I'm a fully qualified plumbing and heating engineer and I am relocating to nz. From reading previous posts I understand that it is not easy or quick to gain the recognised quals for nz. Does anybody have anything positive to say about the experience. Are there job opportunities out there and what realistically can you earn. Have been looking for jobs around Christchurch as obviously there will be alot of work there soon but cannot seem to find anyone hiring people. Please give me your thoughts on this subject surely someone from the uk has been there done it and is happy out there. All I can find is people putting me off. I lived in nz for 4 years and I know it is where my heart lies. I know I'm not going to make loads of money just want some reassurance that being a happy plumber in nz is attainable 
Thanks for reading


----------



## 80cmills

If you can get the visas sorted maybe you could become self employed. I know lots of people who have tried to find plumbers and can't. So there should be a good demand for your work.


----------



## 80cmills

Oh forgot to say that recruitment might not be the first thing businesses are thinking about at the min in Christchurch will all the after shocks they are having. So just keep trying and remember they are having a very stressful time at the moment. 
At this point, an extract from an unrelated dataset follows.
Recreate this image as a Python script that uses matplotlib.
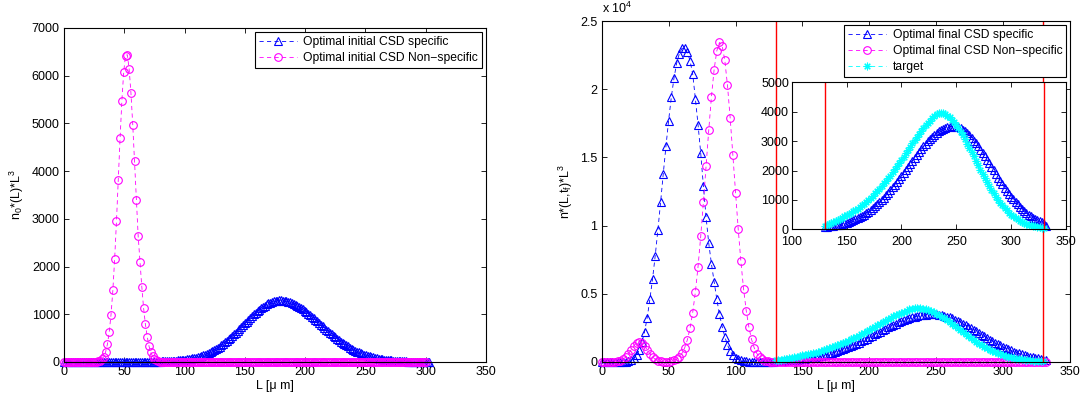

Our thoughts are will them all


----------



## stevebarnsy

80cmills said:


> If you can get the visas sorted maybe you could become self employed. I know lots of people who have tried to find plumbers and can't. So there should be a good demand for your work.


Thank you for the reply at least 1 person saying something positive. I went to school in Christchurch will be visiting in February. In a way I'm dreading seeing the place as when I left it was the most beautiful city. I really want to help the rebuild because as sir Richard Branson said Christchurch has the opportunity to build one of the best cities in the world.


----------



## topcat83

Even self employed you may need to have your qualification changed to a NZ one (you certainly would as an electrician). But it should be reasonably easy. Not done it myself (never was good with a spanner ) but if you have a search there should be previous posts that tell you how to do it.


----------



## Nathan122

Hi Steve,

I hope you’re well ?

I saw your forum regarding plumbing and moving to NZ. Did you ever make the move ?

I am hoping you can help me. I am doing a plumbing apprenticeship in the UK and in the future myself and my partner are hoping to move to NZ.

How did you find the process of converting qualifications and getting visa to get a job ?

Thank you,

Nathan
!


----------